Table 1 Mean fluxes of CO2 from exposed sediments of different types of freshwater systems worldwide reported in literature

Implications and future directions

Most studies focusing on CO2 emissions from exposed sediment are fairly recent (Table 1), and this area of research has been receiving increasing attention in the scientific literature. To our knowledge, our study is the first to demonstrate that CO2 fluxes from drawdown areas vary significantly in space, which is possibly related to the adjacent land cover. In addition to demonstrating the importance of spatial dynamics for a comprehensive understanding of CO2 fluxes from drawdown areas, our study presents a systematic comparison of reservoir water surface, freshwater drawdown, and soil fluxes of CO2. Even though we could not find significant seasonal variability in drawdown CO2 fluxes, our study is based on only two points in time, and does not preclude the existence of temporal variation of CO2 fluxes from drawdown areas.

The pattern observed in CDU reservoir, with CO2 emissions from drawdown areas exceeding those from the water surface, concurs with other freshwater systems around the globe (Fig. 7). Globally, CO2 emissions from exposed sediments in drawdown areas are about one order of magnitude higher than those from adjacent water surfaces. The current knowledge suggests that drawdown areas play a disproportionately important role in total CO2 emissions with respect to the area they cover.
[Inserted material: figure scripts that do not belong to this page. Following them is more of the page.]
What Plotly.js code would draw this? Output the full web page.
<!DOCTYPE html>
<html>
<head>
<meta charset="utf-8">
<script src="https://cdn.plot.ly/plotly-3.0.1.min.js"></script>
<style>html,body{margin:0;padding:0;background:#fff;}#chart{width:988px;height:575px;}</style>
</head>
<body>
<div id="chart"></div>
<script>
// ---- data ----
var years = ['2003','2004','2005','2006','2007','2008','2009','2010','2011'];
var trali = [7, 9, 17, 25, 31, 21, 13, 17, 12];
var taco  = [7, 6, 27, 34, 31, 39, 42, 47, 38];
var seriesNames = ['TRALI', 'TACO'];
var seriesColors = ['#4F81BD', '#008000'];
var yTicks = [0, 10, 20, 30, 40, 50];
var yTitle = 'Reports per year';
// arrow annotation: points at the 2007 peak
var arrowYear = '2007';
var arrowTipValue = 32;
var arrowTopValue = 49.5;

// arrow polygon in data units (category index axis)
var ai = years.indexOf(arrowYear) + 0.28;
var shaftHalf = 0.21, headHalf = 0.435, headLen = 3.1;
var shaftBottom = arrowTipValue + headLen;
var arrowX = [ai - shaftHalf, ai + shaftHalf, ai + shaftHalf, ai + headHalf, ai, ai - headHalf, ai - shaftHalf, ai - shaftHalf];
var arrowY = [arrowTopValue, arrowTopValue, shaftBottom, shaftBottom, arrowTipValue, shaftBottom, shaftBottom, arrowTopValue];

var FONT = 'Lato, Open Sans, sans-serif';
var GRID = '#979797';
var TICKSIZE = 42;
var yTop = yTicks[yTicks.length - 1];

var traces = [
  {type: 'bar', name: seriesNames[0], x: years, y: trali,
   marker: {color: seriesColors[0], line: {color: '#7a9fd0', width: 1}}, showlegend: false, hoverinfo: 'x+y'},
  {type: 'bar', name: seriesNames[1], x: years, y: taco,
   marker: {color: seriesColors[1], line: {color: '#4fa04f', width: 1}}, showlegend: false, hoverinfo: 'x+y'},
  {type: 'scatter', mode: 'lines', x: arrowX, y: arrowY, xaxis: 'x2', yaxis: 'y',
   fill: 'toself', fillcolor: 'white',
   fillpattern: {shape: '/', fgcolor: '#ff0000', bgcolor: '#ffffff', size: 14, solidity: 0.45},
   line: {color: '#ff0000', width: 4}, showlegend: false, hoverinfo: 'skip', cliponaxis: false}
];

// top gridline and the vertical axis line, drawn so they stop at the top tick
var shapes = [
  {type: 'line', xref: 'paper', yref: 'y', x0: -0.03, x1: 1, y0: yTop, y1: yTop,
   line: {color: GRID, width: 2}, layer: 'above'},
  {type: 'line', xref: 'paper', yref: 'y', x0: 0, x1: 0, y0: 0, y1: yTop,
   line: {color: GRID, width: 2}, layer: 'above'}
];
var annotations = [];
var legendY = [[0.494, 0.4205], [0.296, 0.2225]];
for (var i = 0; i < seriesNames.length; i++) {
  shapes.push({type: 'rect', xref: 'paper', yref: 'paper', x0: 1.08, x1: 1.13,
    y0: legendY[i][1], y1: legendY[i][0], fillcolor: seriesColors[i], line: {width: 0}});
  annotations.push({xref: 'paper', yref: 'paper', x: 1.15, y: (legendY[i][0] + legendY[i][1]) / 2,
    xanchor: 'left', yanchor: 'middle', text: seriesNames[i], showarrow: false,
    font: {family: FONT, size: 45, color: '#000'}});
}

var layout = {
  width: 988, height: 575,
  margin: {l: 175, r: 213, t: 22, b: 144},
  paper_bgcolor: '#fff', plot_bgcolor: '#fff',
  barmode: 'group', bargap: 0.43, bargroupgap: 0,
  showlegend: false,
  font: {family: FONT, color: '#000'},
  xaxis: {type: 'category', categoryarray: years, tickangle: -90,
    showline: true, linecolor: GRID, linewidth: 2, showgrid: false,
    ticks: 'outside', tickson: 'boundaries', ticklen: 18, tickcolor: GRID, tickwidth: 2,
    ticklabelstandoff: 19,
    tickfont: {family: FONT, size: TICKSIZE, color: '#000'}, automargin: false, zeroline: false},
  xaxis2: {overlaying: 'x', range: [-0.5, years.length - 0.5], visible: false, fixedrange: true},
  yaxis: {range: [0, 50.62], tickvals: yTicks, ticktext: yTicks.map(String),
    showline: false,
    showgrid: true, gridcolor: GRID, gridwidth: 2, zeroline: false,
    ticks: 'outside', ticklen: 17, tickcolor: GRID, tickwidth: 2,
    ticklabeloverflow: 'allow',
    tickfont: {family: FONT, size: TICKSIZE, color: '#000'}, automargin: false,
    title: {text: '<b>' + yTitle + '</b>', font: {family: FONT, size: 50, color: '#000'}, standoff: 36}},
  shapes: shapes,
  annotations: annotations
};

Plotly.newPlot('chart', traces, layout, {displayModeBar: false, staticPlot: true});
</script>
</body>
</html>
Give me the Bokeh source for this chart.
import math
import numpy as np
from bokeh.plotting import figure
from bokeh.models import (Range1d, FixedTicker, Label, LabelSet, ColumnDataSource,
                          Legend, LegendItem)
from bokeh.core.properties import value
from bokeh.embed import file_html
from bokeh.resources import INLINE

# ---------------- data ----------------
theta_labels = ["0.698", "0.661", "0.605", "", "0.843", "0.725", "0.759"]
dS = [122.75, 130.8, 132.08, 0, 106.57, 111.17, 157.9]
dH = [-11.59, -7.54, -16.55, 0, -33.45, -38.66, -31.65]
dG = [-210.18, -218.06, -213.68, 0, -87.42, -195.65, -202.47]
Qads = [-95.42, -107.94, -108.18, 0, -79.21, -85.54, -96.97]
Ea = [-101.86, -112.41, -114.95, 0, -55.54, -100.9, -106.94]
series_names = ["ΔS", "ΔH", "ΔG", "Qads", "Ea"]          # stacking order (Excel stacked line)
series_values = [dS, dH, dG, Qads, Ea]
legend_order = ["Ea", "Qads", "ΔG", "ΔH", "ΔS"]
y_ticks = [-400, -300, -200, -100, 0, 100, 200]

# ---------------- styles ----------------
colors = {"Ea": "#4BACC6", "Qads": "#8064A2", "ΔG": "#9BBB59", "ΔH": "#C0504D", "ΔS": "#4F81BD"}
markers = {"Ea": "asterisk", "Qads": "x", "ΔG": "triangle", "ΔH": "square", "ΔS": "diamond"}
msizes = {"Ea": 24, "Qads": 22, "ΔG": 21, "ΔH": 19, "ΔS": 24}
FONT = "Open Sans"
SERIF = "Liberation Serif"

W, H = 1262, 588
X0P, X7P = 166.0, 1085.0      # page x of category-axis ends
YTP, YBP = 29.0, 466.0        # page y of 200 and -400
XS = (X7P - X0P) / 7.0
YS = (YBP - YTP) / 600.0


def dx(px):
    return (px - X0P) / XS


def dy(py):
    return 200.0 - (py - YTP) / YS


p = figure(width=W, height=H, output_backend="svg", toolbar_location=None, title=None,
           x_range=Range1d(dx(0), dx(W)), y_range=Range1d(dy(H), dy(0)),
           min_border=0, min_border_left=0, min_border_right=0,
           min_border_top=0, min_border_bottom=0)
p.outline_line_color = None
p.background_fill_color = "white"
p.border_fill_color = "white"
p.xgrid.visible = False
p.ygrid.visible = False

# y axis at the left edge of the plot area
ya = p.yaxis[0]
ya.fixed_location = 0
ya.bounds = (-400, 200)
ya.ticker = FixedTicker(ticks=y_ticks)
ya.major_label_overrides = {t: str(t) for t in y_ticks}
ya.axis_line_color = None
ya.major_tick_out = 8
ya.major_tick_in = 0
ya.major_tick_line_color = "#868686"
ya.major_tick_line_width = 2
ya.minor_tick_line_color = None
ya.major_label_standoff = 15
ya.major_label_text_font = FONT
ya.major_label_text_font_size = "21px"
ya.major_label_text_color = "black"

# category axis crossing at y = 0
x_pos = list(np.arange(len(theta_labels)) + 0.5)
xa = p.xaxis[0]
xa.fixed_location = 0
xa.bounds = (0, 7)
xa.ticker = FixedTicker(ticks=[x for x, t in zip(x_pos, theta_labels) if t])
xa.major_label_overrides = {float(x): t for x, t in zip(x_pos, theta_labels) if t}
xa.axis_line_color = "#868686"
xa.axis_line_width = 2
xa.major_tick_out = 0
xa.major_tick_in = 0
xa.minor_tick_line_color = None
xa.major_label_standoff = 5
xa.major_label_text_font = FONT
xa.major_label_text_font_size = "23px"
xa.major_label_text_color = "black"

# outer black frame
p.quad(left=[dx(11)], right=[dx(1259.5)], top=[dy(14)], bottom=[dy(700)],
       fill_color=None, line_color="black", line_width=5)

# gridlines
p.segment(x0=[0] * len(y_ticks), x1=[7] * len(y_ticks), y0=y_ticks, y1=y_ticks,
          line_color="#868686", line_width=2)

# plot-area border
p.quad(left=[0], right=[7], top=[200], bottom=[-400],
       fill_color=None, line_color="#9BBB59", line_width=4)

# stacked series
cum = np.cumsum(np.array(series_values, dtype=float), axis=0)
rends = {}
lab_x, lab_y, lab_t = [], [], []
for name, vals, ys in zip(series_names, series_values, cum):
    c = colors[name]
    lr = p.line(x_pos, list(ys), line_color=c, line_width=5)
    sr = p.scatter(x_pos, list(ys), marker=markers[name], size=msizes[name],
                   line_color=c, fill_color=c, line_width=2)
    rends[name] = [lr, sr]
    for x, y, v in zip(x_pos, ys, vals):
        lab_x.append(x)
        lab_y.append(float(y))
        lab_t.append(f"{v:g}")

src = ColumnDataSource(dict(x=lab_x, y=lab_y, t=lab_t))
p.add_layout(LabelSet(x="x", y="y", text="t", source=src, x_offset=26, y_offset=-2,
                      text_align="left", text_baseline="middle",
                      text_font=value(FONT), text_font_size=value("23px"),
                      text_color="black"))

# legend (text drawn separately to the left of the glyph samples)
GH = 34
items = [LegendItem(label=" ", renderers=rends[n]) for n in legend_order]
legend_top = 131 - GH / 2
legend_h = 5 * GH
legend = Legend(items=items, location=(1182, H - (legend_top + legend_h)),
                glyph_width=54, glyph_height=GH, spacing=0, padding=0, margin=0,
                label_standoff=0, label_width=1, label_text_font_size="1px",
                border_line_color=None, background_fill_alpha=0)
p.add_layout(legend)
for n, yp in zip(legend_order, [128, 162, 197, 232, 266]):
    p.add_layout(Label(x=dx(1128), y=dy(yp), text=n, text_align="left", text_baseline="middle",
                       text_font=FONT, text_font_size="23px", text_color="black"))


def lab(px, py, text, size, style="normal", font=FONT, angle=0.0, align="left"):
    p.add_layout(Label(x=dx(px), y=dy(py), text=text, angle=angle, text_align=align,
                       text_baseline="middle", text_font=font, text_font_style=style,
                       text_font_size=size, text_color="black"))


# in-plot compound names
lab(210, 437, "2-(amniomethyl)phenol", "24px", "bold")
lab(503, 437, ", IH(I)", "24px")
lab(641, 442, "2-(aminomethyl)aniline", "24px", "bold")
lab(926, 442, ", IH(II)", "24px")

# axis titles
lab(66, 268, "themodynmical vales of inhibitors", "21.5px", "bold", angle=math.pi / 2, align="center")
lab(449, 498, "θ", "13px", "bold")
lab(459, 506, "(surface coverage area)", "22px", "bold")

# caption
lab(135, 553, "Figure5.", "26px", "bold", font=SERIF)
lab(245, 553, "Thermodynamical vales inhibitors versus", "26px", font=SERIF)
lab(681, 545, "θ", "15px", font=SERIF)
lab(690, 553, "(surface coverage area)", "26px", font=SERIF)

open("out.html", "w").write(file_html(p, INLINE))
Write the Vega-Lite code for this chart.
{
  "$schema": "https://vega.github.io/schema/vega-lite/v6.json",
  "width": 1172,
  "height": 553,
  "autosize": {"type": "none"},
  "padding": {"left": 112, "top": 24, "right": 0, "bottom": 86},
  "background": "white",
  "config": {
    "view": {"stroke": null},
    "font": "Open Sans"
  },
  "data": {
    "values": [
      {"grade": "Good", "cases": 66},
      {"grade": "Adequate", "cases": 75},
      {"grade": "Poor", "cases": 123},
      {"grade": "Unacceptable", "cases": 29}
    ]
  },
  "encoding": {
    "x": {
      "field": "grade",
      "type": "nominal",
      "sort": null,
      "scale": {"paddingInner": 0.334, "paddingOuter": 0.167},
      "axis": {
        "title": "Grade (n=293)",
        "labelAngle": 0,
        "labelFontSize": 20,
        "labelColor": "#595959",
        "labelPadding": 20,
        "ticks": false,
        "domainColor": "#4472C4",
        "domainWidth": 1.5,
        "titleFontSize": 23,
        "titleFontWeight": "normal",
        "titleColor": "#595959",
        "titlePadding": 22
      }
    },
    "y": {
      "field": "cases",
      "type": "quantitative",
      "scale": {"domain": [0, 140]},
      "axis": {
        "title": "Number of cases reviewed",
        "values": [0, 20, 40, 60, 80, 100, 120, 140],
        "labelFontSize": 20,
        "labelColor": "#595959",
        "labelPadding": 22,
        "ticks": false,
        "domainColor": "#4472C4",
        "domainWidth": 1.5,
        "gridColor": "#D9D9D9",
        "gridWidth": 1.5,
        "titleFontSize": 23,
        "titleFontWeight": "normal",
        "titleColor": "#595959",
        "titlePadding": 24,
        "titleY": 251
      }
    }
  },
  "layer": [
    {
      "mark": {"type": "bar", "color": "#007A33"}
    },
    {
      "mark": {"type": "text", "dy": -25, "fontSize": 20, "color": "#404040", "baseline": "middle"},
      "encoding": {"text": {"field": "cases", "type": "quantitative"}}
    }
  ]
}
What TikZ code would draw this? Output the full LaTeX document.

The fact that drawdown zones of reservoirs are CO2 emission hotspots has an important implication in light of a changing climate that may result in more frequent extended droughts throughout the world (Pachauri et al. 2014). Changing drawdown area extent may affect not only reservoir carbon emissions, but burial as well. Because submerged reservoir sediments typically act as carbon sinks and exposed sediments release a large fraction of organic carbon that would otherwise be buried for long timescales (Marcé et al. 2019), an increased drawdown area extent may reduce organic carbon burial efficiency on a reservoir scale. Finally, although we have not focused on methane emission, recent studies indicate that reservoir drawdown areas might be sites of intense methane release (Beaulieu et al. 2017; Harrison et al. 2017; Yang et al. 2012), which is also temporally heterogeneous (Kosten et al. 2018). Carbon processing in drawdown areas deserves more attention to support better constrained upscaling of carbon emission from freshwaters.